I assume that $X\in M_{p,p}$, $diag(V)=[v_{1,1},\cdots,v_{p,p}]^T$ and $y$ is a vector.

Consider $g:(u,\Sigma)\in \mathbb{R}^P\times \mathbb{R}^{p^2}\rightarrow (\frac{\partial f}{\partial u}(u,\Sigma),\frac{\partial f}{\partial \Sigma}(u,\Sigma))\in \mathbb{R}^P\times \mathbb{R}^{p^2}$. To do that, we stack the matrix $\Sigma$ row by row.
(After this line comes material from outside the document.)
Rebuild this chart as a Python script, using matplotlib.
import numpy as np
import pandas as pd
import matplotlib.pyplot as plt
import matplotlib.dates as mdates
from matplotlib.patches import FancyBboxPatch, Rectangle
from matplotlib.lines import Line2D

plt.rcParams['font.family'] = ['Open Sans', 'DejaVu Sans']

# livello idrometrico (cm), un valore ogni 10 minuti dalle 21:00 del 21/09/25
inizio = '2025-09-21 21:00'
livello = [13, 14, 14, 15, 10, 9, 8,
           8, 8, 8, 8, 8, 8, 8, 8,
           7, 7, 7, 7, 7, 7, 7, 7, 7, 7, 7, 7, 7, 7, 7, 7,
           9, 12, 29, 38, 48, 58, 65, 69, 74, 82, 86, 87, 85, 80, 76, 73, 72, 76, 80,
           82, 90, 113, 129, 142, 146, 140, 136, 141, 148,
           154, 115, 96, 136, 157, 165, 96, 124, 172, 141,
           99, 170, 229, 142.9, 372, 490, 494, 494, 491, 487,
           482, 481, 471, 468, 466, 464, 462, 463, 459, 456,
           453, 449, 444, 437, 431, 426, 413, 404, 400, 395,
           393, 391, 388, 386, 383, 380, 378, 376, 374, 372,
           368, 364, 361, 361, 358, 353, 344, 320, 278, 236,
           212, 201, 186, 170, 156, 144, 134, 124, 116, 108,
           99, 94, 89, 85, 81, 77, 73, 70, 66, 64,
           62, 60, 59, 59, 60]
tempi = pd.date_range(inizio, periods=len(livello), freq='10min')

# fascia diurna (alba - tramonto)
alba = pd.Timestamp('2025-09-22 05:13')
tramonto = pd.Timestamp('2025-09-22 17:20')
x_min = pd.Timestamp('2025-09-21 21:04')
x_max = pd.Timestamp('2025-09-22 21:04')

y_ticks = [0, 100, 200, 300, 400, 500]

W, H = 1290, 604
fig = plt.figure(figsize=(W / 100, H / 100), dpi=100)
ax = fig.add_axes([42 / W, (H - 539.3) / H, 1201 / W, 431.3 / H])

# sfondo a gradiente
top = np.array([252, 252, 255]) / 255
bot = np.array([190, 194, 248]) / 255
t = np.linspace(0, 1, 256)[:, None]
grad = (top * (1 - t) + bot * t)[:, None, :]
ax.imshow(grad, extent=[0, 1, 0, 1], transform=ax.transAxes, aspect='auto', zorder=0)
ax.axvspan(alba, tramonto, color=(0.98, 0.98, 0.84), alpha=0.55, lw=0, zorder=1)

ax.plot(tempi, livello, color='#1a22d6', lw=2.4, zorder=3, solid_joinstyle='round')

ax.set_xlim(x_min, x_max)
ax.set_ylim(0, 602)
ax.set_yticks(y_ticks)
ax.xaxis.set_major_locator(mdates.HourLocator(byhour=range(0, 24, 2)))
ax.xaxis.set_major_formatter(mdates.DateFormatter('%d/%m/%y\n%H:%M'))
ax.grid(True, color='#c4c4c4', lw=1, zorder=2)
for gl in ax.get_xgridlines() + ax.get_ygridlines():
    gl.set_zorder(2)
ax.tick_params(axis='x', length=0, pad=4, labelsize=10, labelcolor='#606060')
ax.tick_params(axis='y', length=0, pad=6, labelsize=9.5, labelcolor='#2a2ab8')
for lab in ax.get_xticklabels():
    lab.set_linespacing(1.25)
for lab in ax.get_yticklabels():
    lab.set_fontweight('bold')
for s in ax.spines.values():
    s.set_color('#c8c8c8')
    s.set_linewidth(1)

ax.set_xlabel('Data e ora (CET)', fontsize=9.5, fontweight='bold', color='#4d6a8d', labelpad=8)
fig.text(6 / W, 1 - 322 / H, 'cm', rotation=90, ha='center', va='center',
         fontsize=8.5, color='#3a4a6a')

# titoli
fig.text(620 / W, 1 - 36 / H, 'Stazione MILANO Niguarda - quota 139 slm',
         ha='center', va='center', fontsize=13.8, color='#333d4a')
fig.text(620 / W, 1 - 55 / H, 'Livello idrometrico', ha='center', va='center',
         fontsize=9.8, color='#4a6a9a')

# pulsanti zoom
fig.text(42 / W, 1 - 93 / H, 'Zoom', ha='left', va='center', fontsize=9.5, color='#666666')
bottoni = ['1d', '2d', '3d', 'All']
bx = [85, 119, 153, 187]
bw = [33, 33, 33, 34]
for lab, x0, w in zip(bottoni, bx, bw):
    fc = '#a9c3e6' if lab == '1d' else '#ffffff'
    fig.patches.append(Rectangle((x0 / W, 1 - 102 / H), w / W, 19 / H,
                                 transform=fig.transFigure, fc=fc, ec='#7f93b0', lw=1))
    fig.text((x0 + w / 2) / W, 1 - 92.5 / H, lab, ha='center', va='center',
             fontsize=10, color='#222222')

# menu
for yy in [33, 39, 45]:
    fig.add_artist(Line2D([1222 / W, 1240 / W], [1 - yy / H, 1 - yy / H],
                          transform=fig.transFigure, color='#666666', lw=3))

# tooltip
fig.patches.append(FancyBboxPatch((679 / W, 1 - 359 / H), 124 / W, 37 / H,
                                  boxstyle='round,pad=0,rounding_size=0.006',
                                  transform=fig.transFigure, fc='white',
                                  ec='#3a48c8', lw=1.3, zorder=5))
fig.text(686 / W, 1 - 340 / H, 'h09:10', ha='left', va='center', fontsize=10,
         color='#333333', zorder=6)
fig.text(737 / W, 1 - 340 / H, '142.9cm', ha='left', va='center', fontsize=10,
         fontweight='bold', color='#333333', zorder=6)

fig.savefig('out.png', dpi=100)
For example, when $p=2$, one has $(u,\Sigma)=(u_1,u_2,\Sigma_{11},\Sigma_{12},\Sigma_{21},\Sigma_{2,2})\in\mathbb{R}^6$ and $(\frac{\partial f}{\partial u},\frac{\partial f}{\partial \Sigma})=(\frac{\partial f}{\partial u_1},\frac{\partial f}{\partial u_2},\frac{\partial f}{\partial \Sigma_{1,1}},\frac{\partial f}{\partial \Sigma_{1,2}},\frac{\partial f}{\partial \Sigma_{2,1}},\frac{\partial f}{\partial \Sigma_{2,2}})\in\mathbb{R}^6$.
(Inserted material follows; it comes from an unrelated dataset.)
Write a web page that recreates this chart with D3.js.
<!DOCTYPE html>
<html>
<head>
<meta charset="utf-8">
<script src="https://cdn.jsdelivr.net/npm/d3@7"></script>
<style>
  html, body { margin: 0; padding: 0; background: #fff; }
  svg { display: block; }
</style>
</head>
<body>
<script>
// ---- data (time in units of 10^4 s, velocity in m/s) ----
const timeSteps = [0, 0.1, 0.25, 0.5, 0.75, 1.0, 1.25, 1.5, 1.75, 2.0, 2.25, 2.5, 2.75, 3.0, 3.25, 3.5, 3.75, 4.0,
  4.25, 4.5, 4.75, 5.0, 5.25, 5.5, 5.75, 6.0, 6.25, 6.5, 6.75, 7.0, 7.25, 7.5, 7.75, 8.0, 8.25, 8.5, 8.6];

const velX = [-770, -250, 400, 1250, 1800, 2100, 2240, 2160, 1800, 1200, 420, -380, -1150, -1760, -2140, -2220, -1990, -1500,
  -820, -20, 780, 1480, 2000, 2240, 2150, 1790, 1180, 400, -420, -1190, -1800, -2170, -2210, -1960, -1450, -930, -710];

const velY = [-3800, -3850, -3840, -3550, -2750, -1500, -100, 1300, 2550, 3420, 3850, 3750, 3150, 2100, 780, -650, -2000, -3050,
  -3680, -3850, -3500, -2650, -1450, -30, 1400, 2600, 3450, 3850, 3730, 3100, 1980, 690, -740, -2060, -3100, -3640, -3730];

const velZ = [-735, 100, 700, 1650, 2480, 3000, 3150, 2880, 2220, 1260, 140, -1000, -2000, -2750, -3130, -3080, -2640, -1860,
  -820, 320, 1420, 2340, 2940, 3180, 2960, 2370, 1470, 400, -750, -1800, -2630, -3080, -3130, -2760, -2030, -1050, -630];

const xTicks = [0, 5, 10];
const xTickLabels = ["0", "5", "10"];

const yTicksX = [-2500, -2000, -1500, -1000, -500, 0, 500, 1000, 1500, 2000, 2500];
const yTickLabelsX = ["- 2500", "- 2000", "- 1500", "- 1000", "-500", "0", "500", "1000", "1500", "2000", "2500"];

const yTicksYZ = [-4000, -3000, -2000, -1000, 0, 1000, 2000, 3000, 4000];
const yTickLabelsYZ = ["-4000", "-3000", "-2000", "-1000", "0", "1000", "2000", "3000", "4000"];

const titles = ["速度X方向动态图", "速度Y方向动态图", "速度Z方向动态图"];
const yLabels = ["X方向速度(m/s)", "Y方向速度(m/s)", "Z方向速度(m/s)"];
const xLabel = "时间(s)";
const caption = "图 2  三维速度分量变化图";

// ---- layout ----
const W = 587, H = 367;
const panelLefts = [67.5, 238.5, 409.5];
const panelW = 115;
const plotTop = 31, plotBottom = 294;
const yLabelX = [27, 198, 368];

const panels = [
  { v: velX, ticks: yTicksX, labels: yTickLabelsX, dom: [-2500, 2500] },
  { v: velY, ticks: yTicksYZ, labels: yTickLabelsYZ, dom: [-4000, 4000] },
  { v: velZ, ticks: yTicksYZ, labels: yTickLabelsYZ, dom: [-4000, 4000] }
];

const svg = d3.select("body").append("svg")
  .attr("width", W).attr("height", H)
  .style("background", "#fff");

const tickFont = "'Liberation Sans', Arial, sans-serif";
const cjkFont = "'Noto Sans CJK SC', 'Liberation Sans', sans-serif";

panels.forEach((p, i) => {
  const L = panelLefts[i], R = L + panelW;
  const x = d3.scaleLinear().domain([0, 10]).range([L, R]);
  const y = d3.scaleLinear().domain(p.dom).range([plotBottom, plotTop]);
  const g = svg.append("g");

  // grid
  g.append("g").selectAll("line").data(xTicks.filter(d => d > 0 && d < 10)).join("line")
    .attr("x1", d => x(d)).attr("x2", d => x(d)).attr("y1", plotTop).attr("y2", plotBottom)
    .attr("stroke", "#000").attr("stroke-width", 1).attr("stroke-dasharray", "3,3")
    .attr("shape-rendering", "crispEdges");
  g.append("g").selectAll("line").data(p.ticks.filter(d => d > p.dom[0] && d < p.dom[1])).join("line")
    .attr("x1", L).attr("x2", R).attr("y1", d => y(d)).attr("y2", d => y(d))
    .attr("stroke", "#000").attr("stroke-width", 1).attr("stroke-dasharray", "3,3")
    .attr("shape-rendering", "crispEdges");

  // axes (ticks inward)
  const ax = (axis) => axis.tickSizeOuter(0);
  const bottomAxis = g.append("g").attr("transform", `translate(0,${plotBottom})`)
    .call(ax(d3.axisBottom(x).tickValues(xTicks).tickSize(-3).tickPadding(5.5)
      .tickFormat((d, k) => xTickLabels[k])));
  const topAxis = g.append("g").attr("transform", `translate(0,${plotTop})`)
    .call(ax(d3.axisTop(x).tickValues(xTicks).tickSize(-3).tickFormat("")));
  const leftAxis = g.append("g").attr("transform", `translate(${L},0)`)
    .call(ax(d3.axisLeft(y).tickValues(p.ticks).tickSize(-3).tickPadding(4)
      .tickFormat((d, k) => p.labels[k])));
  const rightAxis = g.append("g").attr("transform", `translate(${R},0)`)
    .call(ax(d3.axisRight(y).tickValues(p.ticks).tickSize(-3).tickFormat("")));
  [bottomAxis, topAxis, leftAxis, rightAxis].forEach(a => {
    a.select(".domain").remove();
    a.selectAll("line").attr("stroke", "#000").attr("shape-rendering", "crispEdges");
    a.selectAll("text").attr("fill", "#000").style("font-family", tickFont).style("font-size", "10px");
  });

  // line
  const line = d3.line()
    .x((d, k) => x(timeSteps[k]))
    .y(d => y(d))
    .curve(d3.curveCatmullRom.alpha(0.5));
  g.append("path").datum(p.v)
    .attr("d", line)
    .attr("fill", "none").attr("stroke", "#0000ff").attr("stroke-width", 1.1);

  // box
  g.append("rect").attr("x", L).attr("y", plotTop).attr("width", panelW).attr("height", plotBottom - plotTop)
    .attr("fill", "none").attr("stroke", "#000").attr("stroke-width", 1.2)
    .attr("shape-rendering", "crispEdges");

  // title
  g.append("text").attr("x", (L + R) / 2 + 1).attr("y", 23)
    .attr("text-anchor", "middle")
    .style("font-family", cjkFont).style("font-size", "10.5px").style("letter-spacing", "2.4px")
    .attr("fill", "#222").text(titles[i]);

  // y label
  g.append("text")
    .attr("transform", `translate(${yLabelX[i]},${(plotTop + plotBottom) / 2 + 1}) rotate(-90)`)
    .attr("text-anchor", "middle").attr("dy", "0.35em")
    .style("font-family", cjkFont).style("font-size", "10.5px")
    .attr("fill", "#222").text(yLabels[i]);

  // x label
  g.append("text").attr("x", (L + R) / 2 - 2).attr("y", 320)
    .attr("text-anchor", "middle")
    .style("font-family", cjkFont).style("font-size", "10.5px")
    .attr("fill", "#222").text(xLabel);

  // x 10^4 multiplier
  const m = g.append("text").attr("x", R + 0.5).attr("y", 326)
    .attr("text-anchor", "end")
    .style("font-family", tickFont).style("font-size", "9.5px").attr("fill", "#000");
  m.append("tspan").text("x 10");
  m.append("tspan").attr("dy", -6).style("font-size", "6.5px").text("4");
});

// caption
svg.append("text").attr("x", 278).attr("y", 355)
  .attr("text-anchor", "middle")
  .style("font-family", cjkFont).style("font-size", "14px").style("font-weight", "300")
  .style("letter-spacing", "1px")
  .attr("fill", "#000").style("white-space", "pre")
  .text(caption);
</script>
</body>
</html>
We want to solve the system of $p+p^2$ equations with $p+p^2$ unknowns $g=0$; clearly, we can use the Newton-Raphson's method:

$(u_{n+1},\Sigma_{n+1})=(u_n,\Sigma_n)-(Dg(u_n,\Sigma_n))^{-1}(g(u_n,\Sigma_n))$.